Thematic Text Sets: Turning Texts Inside Out

Session 15:

Two Texts, One Theme: A Comparison Study: Teach students that sophisticated readers consider universal themes as they read, comparing and contrasting those themes across different texts.

Readers explore universal themes by exploring how different authors will develop those themes somewhat differently. Sophisticated readers, therefore ask: What’s the same and what’s different in how this theme plays out in different texts?

Session 16:

Rethinking Themes to Allow for More Complexity: Teach students that when readers think that texts seem to

support the same theme, they often look again and may find the texts actually convey slightly different messages.

When readers see similarities between texts, and think “These texts seem to support the same theme!” they often check their idea by looking back at the texts again. Sometimes they will find that the texts actually convey different messages.

*Readers revise interpretations to make them more nuances and precise. (“Although it’s true that ____, it’s also true that _____.” Or “At first I thought ____, but then I realized ____.”

Session 17:

Comparing Characters’ Connections to a Theme: Teach students that one way readers think about a theme in more complex ways is to consider how different characters connect to and respect that theme, and also how some characters may work against a theme.
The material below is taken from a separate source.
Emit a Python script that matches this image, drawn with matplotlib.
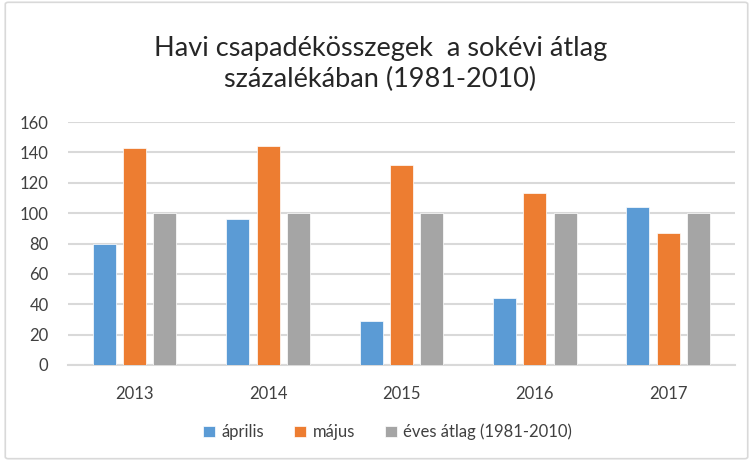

Readers think about which characters best represent a particular theme through their thoughts, actions, and dialogue, and which characters work against the theme.

Session 18:

Studying the Choices and AUthor DID NOT Make to Better Understand the Ones They Did: Teach students that readers think about the choices that authors make as a way to come to new insights about texts.

Session 19:

Delving Deeper into Literary Analysis:Reading as Writers: Teach students that one way readers analyze a literary text is to study the author’s goals and how he or she achieves them in specific parts of the text.

Session 20:

Celebrating with a Literary Salon: Invite your students to participate in a literary salon as a fun way to show

Off their new, sophisticated thoughts about literature.